Comment se faire le prochain de celui qui est dans le besoin ? Pensons à la parabole du Bon Samaritain. Il faut toujours relire l’Evangile et revenir à l’Evangile pour ne pas se perdre dans des justifications pernicieuses : L’amour des pauvres est la garantie évangélique d’une Eglise fidèle au cœur de Dieu.
Notre évêque développe tout un aspect pratique de la charité dans sa lettre apostolique pour le jubilé.
Dilexi Te encourage à construire à partir du plus pauvre : comment recevoir cette invitation à un changement de mentalité ?
Anne Sudan : Il y a une radicalité dans cette invitation adressée à tous les chrétiens à ne pas seulement rejoindre les pauvres de temps en temps, mais à vivre avec eux et comme eux. C’est ce que l’on appelle l’option préférentielle pour les pauvres. Aller chercher le plus éloigné, repartir de lui, de son expérience, c’est vraiment changer de logique.
Mais en même temps, comme le déroule le Pape dans son exhortation, il y a une continuité de l’engagement pour les pauvres et avec les pauvres dans la Tradition de l’Eglise ! L’Eglise dans son histoire a toujours vécu du souci des pauvres et grâce à eux. La relation avec les pauvres est le marqueur le plus ancien de la fidélité au Christ. L’attention aux pauvres est constitutive de la vie ecclésiale. Dans notre diocèse et ailleurs, les groupes Place et Parole des Pauvres sont des lieux d’échanges et d’écoute des personnes en grande précarité notamment de prise en compte de leur parole évangélisatrice.

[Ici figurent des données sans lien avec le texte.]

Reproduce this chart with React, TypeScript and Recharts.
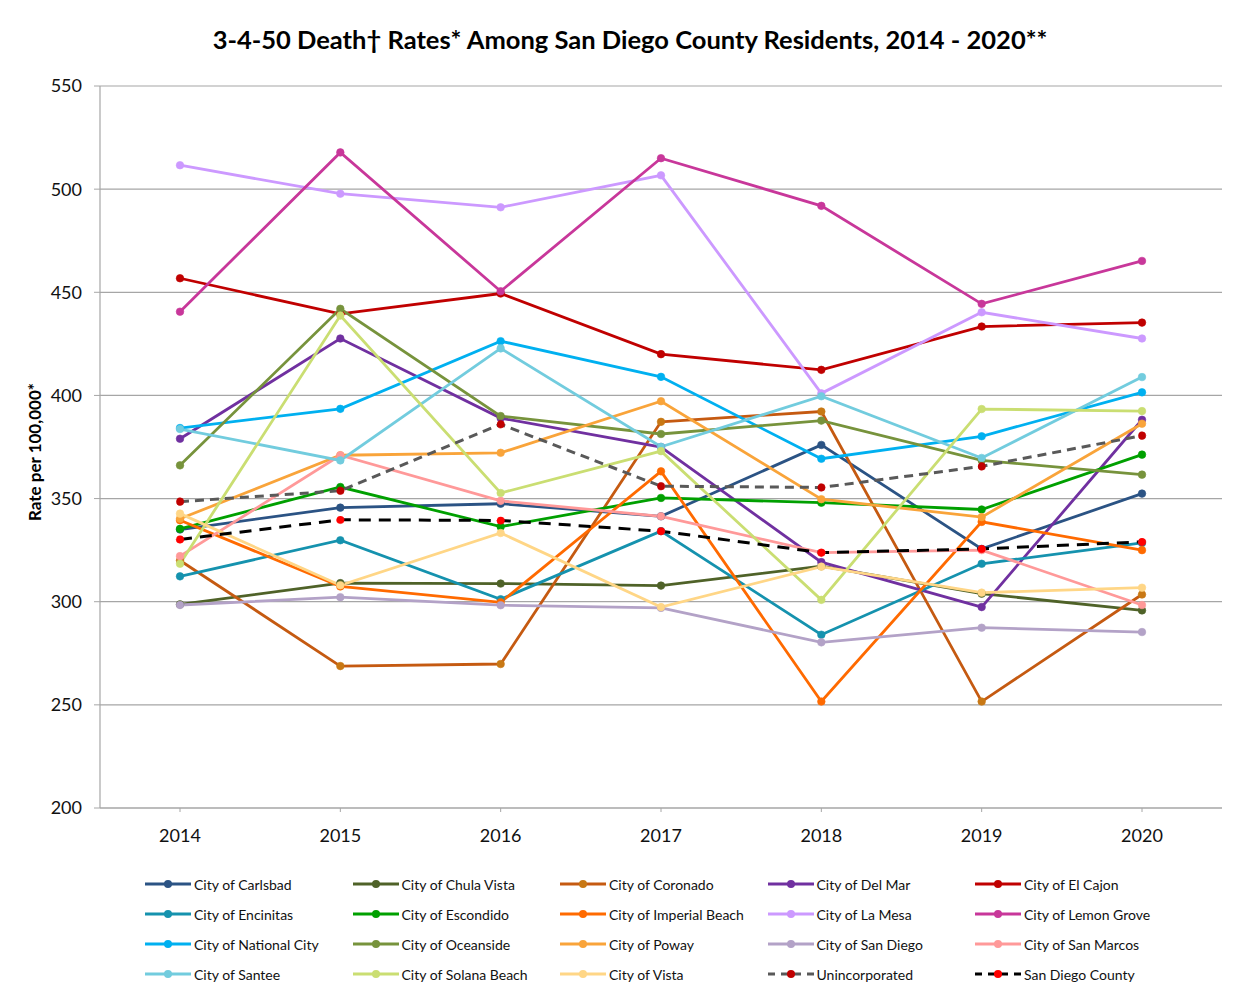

La pauvreté n’est pas une fatalité, elle résulte d’une organisation injuste de la société et c’est notamment le rôle des diacres d’être au service du prochain. Dénoncer le système économique et financier actuel et ses « structures de péché » est une chose ; il est également nécessaire de penser et de construire, avec la force du bien, une société différente et plus juste. Et la pédagogie chrétienne de l’inclusion peut être source d’inspiration.